When your breast cancer survivors leave your clinic for the last time, their journey is not entirely over. While there is much emotional healing to be done, there is also the focus on becoming physically whole again. When a patient loses one or both breasts to cancer, receiving the news that they can move on with their lives means planning ways to return to wholeness. Indeed, they are physiologically healthy, but you know the complex meaning of health—and the eradication of the disease is only one piece.
The work you have done reconstructing your patient’s breasts is nothing short of astonishing. New techniques of creating a nipple from specialized surgical stitching helps them feel the breasts they once had. However, even without this extra step, the surgical reconstruction work we have seen is exceptional.
When these patients resume their lives and go to the gym and change, wear light clothing, emerge from the shower, re-engage in intimate relationships, there is one last missing piece.
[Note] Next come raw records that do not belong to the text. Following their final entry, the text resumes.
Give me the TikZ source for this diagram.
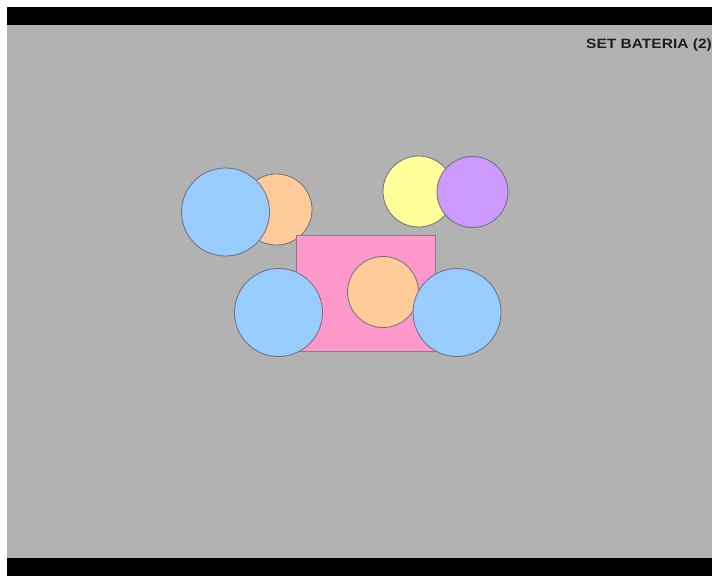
\documentclass[tikz,border=0pt]{standalone}
\usepackage{fontspec}
\setmainfont{Liberation Sans}
\definecolor{bg}{HTML}{B2B2B2}
\definecolor{cblue}{HTML}{99CCFF}
\definecolor{corange}{HTML}{FFCC99}
\definecolor{cyellow}{HTML}{FFFF99}
\definecolor{cpurple}{HTML}{CC99FF}
\definecolor{cpink}{HTML}{FF99CC}
\definecolor{edge}{HTML}{6E6E7A}
\tikzset{
  disc/.style={circle, draw=edge, line width=0.8pt, inner sep=0pt},
  bigdisc/.style={disc, minimum size=88pt},
  smalldisc/.style={disc, minimum size=71pt},
}
\begin{document}
\begin{tikzpicture}[x=1pt,y=-1pt]
\useasboundingbox (0,0) rectangle (712,576);
\clip (0,0) rectangle (712,576);
\fill[white] (0,0) rectangle (712,576);
\fill[black] (7,7) rectangle (712,25);
\fill[bg] (7,25) rectangle (712,558);
\fill[black] (7,558) rectangle (712,576);
\node[anchor=base west, font=\fontsize{13.5}{15}\selectfont\bfseries, text=black!88, inner sep=0pt] (title) at (586,48.3) {\scalebox{1.15}[1]{SET BATERIA (2)}};
% top left pair
\node[smalldisc, fill=corange] (o1) at (276.5,209.5) {};
\node[bigdisc, fill=cblue] (b1) at (225.5,212) {};
% top right pair
\node[smalldisc, fill=cyellow] (y1) at (418.5,191.5) {};
\node[smalldisc, fill=cpurple] (p1) at (472.5,192) {};
% pink rectangle
\node[draw=edge!80!cpink, line width=0.8pt, fill=cpink, minimum width=139pt, minimum height=116pt, inner sep=0pt] (r1) at (365.5,293) {};
\node[smalldisc, fill=corange] (o2) at (383,292) {};
\node[bigdisc, fill=cblue] (b2) at (278.5,312.5) {};
\node[bigdisc, fill=cblue] (b3) at (457,312.5) {};
\end{tikzpicture}
\end{document}
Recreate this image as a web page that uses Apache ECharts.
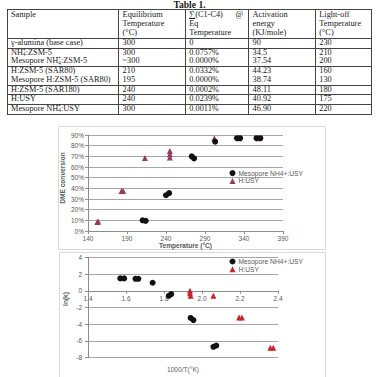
<!DOCTYPE html>
<html><head><meta charset="utf-8">
<script src="https://cdn.jsdelivr.net/npm/echarts@6/dist/echarts.min.js"></script>
<style>
html,body{margin:0;padding:0;background:#fff;width:379px;height:377px;overflow:hidden;}
#chart{position:absolute;left:0;top:0;width:379px;height:377px;}
#tblwrap{position:absolute;left:0;top:0;width:379px;font-family:"Liberation Serif","DejaVu Serif",serif;color:#1a1a1a;z-index:2;}
#ttl{position:absolute;left:0;width:379px;top:-1px;text-align:center;font-weight:bold;font-size:9.6px;line-height:11px;}
table{position:absolute;left:6.5px;top:9.3px;border-collapse:collapse;font-size:8.3px;table-layout:fixed;}
td{border-left:0.8px solid #444;border-right:0.8px solid #444;padding:0 0 0 3.5px;vertical-align:middle;white-space:nowrap;line-height:8.6px;}
tr.hdr td{vertical-align:top;line-height:8.8px;padding-top:1px;height:26.7px;border-top:0.8px solid #444;border-bottom:0.8px solid #444;}
tr.bl td{border-bottom:0.8px solid #444;}
.sb{font-size:5.2px;position:relative;top:1.5px;line-height:0;vertical-align:baseline;}
.sp{font-size:5.2px;position:relative;top:-3px;line-height:0;vertical-align:baseline;}
.just{display:flex;justify-content:space-between;padding-right:5px;}
.u{text-decoration:underline;}
</style></head>
<body>
<div id="chart"></div>
<div id="tblwrap"><div id="ttl">Table 1.</div><table id="tbl"></table></div>
<script>
// ---- table data ----
const tableTitle = "Table 1.";
const headerLines = [
  ["Sample"],
  ["Equilibrium", "Temperature", "(°C)"],
  ["∑(C1-C4)|@", "Eq", "Temperature"],
  ["Activation", "energy", "(KJ/mole)"],
  ["Light-off", "Temperature", "(°C)"]
];
const samples = ["γ-alumina (base case)", "NH4+:ZSM-5", "Mesopore NH4+:ZSM-5", "H:ZSM-5 (SAR80)",
  "Mesopore H:ZSM-5 (SAR80)", "H:ZSM-5 (SAR180)", "H:USY", "Mesopore NH4+:USY"];
const eqTemps = ["300", "300", "~300", "210", "195", "240", "240", "300"];
const sumC1C4 = ["0", "0.0757%", "0.0000%", "0.0332%", "0.0000%", "0.0002%", "0.0239%", "0.0011%"];
const activationEnergy = ["90", "34.5", "37.54", "44.23", "38.74", "48.11", "40.92", "46.90"];
const lightOffTemps = ["230", "210", "200", "160", "130", "180", "175", "220"];

// ---- chart 1: conversion vs temperature ----
const seriesNames = ["Mesopore NH4+:USY", "H:USY"];
const tempMeso = [210, 214, 240, 244, 273, 276, 303, 331, 335, 356, 361];
const convMeso = [10, 9.5, 33.5, 35.5, 70, 68, 83.7, 87, 87, 87, 87];
const tempHUSY = [152, 153, 183, 185, 213, 245, 245, 245, 302, 334, 359];
const convHUSY = [8.5, 8.8, 37.5, 37.5, 68.5, 69, 72, 75, 87, 87, 87];
const tempTicks = [140, 190, 240, 290, 340, 390];

// ---- chart 2: Arrhenius ----
const invTMeso = [1.57, 1.59, 1.65, 1.665, 1.74, 1.825, 1.838, 1.94, 1.955, 2.06, 2.075];
const lnkMeso = [1.48, 1.48, 1.43, 1.43, 0.96, -0.6, -0.4, -3.25, -3.5, -6.7, -6.55];
const invTHUSY = [1.937, 1.937, 1.94, 2.06, 2.195, 2.21, 2.36, 2.375];
const lnkHUSY = [0, -0.3, -0.6, -0.6, -3.2, -3.2, -6.8, -6.8];
const lnkRange = [-8, 4];

// build table
const colW = [111.6, 66.7, 63.3, 66.7, 56];
const rowH = [9, 9, 9.3, 9.3, 9.5, 9.6, 9, 9];
const bottomLine = [true, false, true, false, true, true, true, true];
function fmt(s){ return s.replace(/NH4\+/g, 'NH<span class="sb">4</span><span class="sp" style="margin-left:-2.8px">+</span>'); }
let html = '<colgroup>' + colW.map(w => '<col style="width:' + w + 'px">').join('') + '</colgroup>';
html += '<tr class="hdr">' + headerLines.map(lines => '<td>' + lines.map(l => {
  if (l.indexOf('|') >= 0) { const p = l.split('|'); return '<div class="just"><span><span class="u">∑</span>' + p[0].slice(1) + '</span><span>' + p[1] + '</span></div>'; }
  return '<div>' + l + '</div>';
}).join('') + '</td>').join('') + '</tr>';
samples.forEach((s, i) => {
  html += '<tr' + (bottomLine[i] ? ' class="bl"' : '') + ' style="height:' + rowH[i] + 'px">' +
    [fmt(s), eqTemps[i], sumC1C4[i], activationEnergy[i], lightOffTemps[i]].map(c => '<td>' + c + '</td>').join('') + '</tr>';
});
document.getElementById('tbl').innerHTML = html;
document.getElementById('ttl').textContent = tableTitle;

const FF = '"Liberation Sans", Arial, sans-serif';
const lblStyle = {fontSize: 6.5, color: '#595959', fontFamily: FF};
const titleStyle = {fontSize: 6.6, color: '#595959', fontFamily: FF, fontWeight: 'bold'};
const axLine = {show: true, lineStyle: {color: '#8c8c8c', width: 1}};
const tick = {show: true, length: 3, lineStyle: {color: '#8c8c8c'}};
const split = {show: true, lineStyle: {color: '#a6a6a6', width: 1}};
const black = '#111111';
const maroon = '#963a5e';
const red = '#c8252c';

const g2 = {left: 88, top: 257.3, width: 190, height: 100.4};
// place the 2nd x axis where ln(k) = 0 (axis crossing)
const zeroOffset = -g2.height * (0 - lnkRange[0]) / (lnkRange[1] - lnkRange[0]);

const chart = echarts.init(document.getElementById('chart'), null, {renderer: 'svg'});
chart.setOption({
  animation: false,
  backgroundColor: '#fff',
  grid: [
    {left: 88, top: 135, width: 195, height: 96, outerBoundsMode: 'none', containLabel: false},
    Object.assign({outerBoundsMode: 'none', containLabel: false}, g2)
  ],
  xAxis: [
    {gridIndex: 0, type: 'value', min: tempTicks[0], max: tempTicks[tempTicks.length - 1], interval: tempTicks[1] - tempTicks[0],
     axisLine: axLine, axisTick: tick, splitLine: {show: false},
     axisLabel: Object.assign({margin: 4}, lblStyle),
     name: 'Temperature (°C)', nameLocation: 'middle', nameGap: 10.5, nameMoveOverlap: false, nameTextStyle: titleStyle},
    {gridIndex: 1, type: 'value', min: 1.4, max: 2.4, interval: 0.2, offset: zeroOffset,
     axisLine: Object.assign({onZero: false}, axLine), axisTick: tick, splitLine: {show: false},
     axisLabel: Object.assign({margin: 4, formatter: v => v.toFixed(1)}, lblStyle),
     name: '1000/T(°K)', nameLocation: 'middle', nameGap: 75, nameMoveOverlap: false, nameTextStyle: Object.assign({}, titleStyle, {fontWeight: 'normal'})}
  ],
  yAxis: [
    {gridIndex: 0, type: 'value', min: 0, max: 90, interval: 10,
     axisLine: axLine, axisTick: tick, splitLine: split,
     axisLabel: Object.assign({margin: 4, formatter: '{value}%'}, lblStyle)},
    {gridIndex: 1, type: 'value', min: lnkRange[0], max: lnkRange[1], interval: 2,
     axisLine: axLine, axisTick: tick, splitLine: split,
     axisLabel: Object.assign({margin: 6}, lblStyle)}
  ],
  legend: [
    {left: 229.5, top: 169.6, orient: 'vertical', padding: 0, itemGap: 0.8, itemWidth: 6, itemHeight: 6,
     textStyle: {fontSize: 6.7, color: '#595959', fontFamily: FF, lineHeight: 7, padding: [0, 0, 0, -2]},
     data: [{name: seriesNames[0], icon: 'circle', itemStyle: {color: black}},
            {name: seriesNames[1], icon: 'triangle', itemStyle: {color: maroon}}]},
    {left: 229.5, top: 258, orient: 'vertical', padding: 0, itemGap: 0.8, itemWidth: 6, itemHeight: 6,
     textStyle: {fontSize: 6.7, color: '#595959', fontFamily: FF, lineHeight: 7, padding: [0, 0, 0, -2]},
     data: [{name: seriesNames[0], icon: 'circle', itemStyle: {color: black}},
            {name: seriesNames[1], icon: 'triangle', itemStyle: {color: red}}]}
  ],
  graphic: [
    {type: 'rect', shape: {x: 58.5, y: 126.5, width: 267, height: 123}, style: {fill: 'none', stroke: '#d9d9d9', lineWidth: 1}, z: -1},
    {type: 'rect', shape: {x: 59.5, y: 252.5, width: 266, height: 130}, style: {fill: 'none', stroke: '#d9d9d9', lineWidth: 1}, z: -1},
    {type: 'text', x: 62, y: 178, rotation: Math.PI / 2, style: {text: 'DME conversion', fill: '#595959', font: 'bold 6.6px ' + FF, textAlign: 'center', textVerticalAlign: 'middle'}},
    {type: 'text', x: 65, y: 299, rotation: Math.PI / 2, style: {text: 'ln(k)', fill: '#595959', font: 'bold 6.6px ' + FF, textAlign: 'center', textVerticalAlign: 'middle'}}
  ],
  series: [
    {name: seriesNames[0], type: 'scatter', xAxisIndex: 0, yAxisIndex: 0, symbol: 'circle', symbolSize: 6, z: 3,
     itemStyle: {color: black, opacity: 1}, data: tempMeso.map((t, i) => [t, convMeso[i]])},
    {name: seriesNames[1], type: 'scatter', xAxisIndex: 0, yAxisIndex: 0, symbol: 'triangle', symbolSize: 6, z: 2,
     itemStyle: {color: maroon, opacity: 1}, data: tempHUSY.map((t, i) => [t, convHUSY[i]])},
    {name: seriesNames[0], type: 'scatter', xAxisIndex: 1, yAxisIndex: 1, symbol: 'circle', symbolSize: 6, z: 2,
     itemStyle: {color: black, opacity: 1}, data: invTMeso.map((t, i) => [t, lnkMeso[i]])},
    {name: seriesNames[1], type: 'scatter', xAxisIndex: 1, yAxisIndex: 1, symbol: 'triangle', symbolSize: 6, z: 3,
     itemStyle: {color: red, opacity: 1}, data: invTHUSY.map((t, i) => [t, lnkHUSY[i]])}
  ]
});
</script>
</body></html>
Their confidence and self esteem issues stall the completion of the process. An intricately shaped and designed areola completes the restorative process. That last final step allows us to join in the continuum of care – witnessing joy and tears of happiness when a patient looks in the mirror at their new breasts. In an instant, she or he can forget losing them. With their new perspective on the value of life, love, humanity, beauty and themselves, we welcome these survivors and walk them through the final components of their journey back to wellness through the healing art of areola tattoos.
The practice of areola tattoo is much more complex than applying ink to the skin. A paramedical tattoo artist must carefully mix various pigments and execute the treatment carefully to respect radiated, thin and/or compromised skin. No detail is missed. Realism so deceptive that not even a doctor can tell is what we aim for.
Anna Burns’ background in visual arts, combined with her years of experience in permanent cosmetics, paramedical tattoo, and new artist training have placed her in the top tier of North America’s best areola tattoo artists. She is called upon to speak regularly at conferences nationally and internationally where she willingly shares her expertise to help other artists accomplish what she does in her Atlanta clinic.
Anna wants her clients looking in the mirror at areolas that ARE real. Only the patient need to know it is a tattoo. When done perfectly, even the patient forgets over time.